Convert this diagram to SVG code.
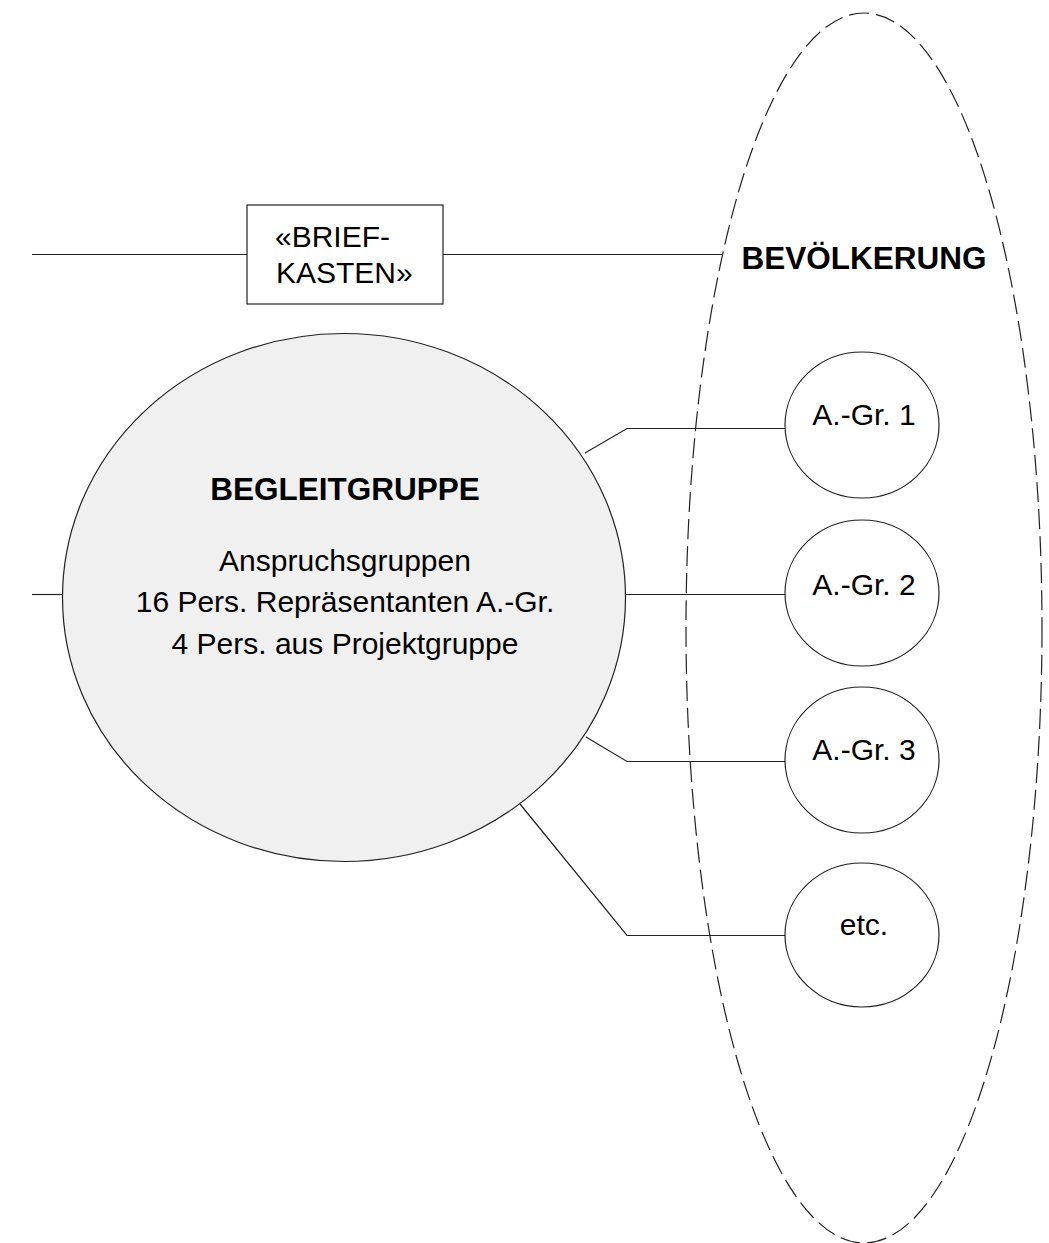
<svg xmlns="http://www.w3.org/2000/svg" width="1049" height="1243" viewBox="0 0 1049 1243">
  <style>
    .ln { fill: none; stroke: #222; stroke-width: 1.2; }
    .txt { font-family: "Liberation Sans", Arial, sans-serif; font-size: 30px; fill: #000; }
    .bold { font-weight: bold; font-size: 31.5px; }
    .mid { text-anchor: middle; }
    .small { fill: #fff; stroke: #222; stroke-width: 1.2; }
  </style>
  <rect width="1049" height="1243" fill="#fff"/>

  <g id="bevoelkerung">
    <ellipse cx="864" cy="628" rx="178" ry="615" fill="none" stroke="#222" stroke-width="1.2" stroke-dasharray="20 7"/>
    <text class="txt bold mid" x="864" y="269">BEVÖLKERUNG</text>
  </g>

  <g id="connectors">
    <polyline class="ln" points="32,254.5 247,254.5"/>
    <polyline class="ln" points="443,254.5 722,254.5"/>
    <polyline class="ln" points="32,594.5 63,594.5"/>
    <polyline class="ln" points="585,453 627,428.5 785,428.5"/>
    <polyline class="ln" points="626,594.5 785,594.5"/>
    <polyline class="ln" points="586,737 627,761.5 785,761.5"/>
    <polyline class="ln" points="520,804 627,935.5 785,935.5"/>
  </g>

  <g id="briefkasten">
    <rect x="247" y="205" width="196" height="99" fill="#fff" stroke="#222" stroke-width="1.2"/>
    <text class="txt" x="275" y="247">«BRIEF-</text>
    <text class="txt" x="276" y="283">KASTEN»</text>
  </g>

  <g id="begleitgruppe">
    <ellipse cx="344" cy="597.5" rx="281.5" ry="264" fill="#f0f0f0" stroke="#222" stroke-width="1.2"/>
    <text class="txt bold mid" x="345" y="500">BEGLEITGRUPPE</text>
    <text class="txt mid" x="345" y="571">Anspruchsgruppen</text>
    <text class="txt mid" x="345" y="612">16 Pers. Repräsentanten A.-Gr.</text>
    <text class="txt mid" x="345" y="654">4 Pers. aus Projektgruppe</text>
  </g>

  <g id="agr1">
    <ellipse class="small" cx="862" cy="425" rx="77" ry="73"/>
    <text class="txt mid" x="864" y="425">A.-Gr. 1</text>
  </g>
  <g id="agr2">
    <ellipse class="small" cx="862" cy="593" rx="77" ry="73"/>
    <text class="txt mid" x="864" y="595">A.-Gr. 2</text>
  </g>
  <g id="agr3">
    <ellipse class="small" cx="862" cy="760" rx="77" ry="73"/>
    <text class="txt mid" x="864" y="760">A.-Gr. 3</text>
  </g>
  <g id="etc">
    <ellipse class="small" cx="862" cy="935" rx="77" ry="72"/>
    <text class="txt mid" x="864" y="935">etc.</text>
  </g>
</svg>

•••••

PROMPT ::
Copy the listing in full and without alteration, omitting every picture.

FINISHED TASK ::
Convert this diagram to SVG code.
<svg xmlns="http://www.w3.org/2000/svg" width="1049" height="1243" viewBox="0 0 1049 1243">
  <style>
    .ln { fill: none; stroke: #222; stroke-width: 1.2; }
    .txt { font-family: "Liberation Sans", Arial, sans-serif; font-size: 30px; fill: #000; }
    .bold { font-weight: bold; font-size: 31.5px; }
    .mid { text-anchor: middle; }
    .small { fill: #fff; stroke: #222; stroke-width: 1.2; }
  </style>
  <rect width="1049" height="1243" fill="#fff"/>

  <g id="bevoelkerung">
    <ellipse cx="864" cy="628" rx="178" ry="615" fill="none" stroke="#222" stroke-width="1.2" stroke-dasharray="20 7"/>
    <text class="txt bold mid" x="864" y="269">BEVÖLKERUNG</text>
  </g>

  <g id="connectors">
    <polyline class="ln" points="32,254.5 247,254.5"/>
    <polyline class="ln" points="443,254.5 722,254.5"/>
    <polyline class="ln" points="32,594.5 63,594.5"/>
    <polyline class="ln" points="585,453 627,428.5 785,428.5"/>
    <polyline class="ln" points="626,594.5 785,594.5"/>
    <polyline class="ln" points="586,737 627,761.5 785,761.5"/>
    <polyline class="ln" points="520,804 627,935.5 785,935.5"/>
  </g>

  <g id="briefkasten">
    <rect x="247" y="205" width="196" height="99" fill="#fff" stroke="#222" stroke-width="1.2"/>
    <text class="txt" x="275" y="247">«BRIEF-</text>
    <text class="txt" x="276" y="283">KASTEN»</text>
  </g>

  <g id="begleitgruppe">
    <ellipse cx="344" cy="597.5" rx="281.5" ry="264" fill="#f0f0f0" stroke="#222" stroke-width="1.2"/>
    <text class="txt bold mid" x="345" y="500">BEGLEITGRUPPE</text>
    <text class="txt mid" x="345" y="571">Anspruchsgruppen</text>
    <text class="txt mid" x="345" y="612">16 Pers. Repräsentanten A.-Gr.</text>
    <text class="txt mid" x="345" y="654">4 Pers. aus Projektgruppe</text>
  </g>

  <g id="agr1">
    <ellipse class="small" cx="862" cy="425" rx="77" ry="73"/>
    <text class="txt mid" x="864" y="425">A.-Gr. 1</text>
  </g>
  <g id="agr2">
    <ellipse class="small" cx="862" cy="593" rx="77" ry="73"/>
    <text class="txt mid" x="864" y="595">A.-Gr. 2</text>
  </g>
  <g id="agr3">
    <ellipse class="small" cx="862" cy="760" rx="77" ry="73"/>
    <text class="txt mid" x="864" y="760">A.-Gr. 3</text>
  </g>
  <g id="etc">
    <ellipse class="small" cx="862" cy="935" rx="77" ry="72"/>
    <text class="txt mid" x="864" y="935">etc.</text>
  </g>
</svg>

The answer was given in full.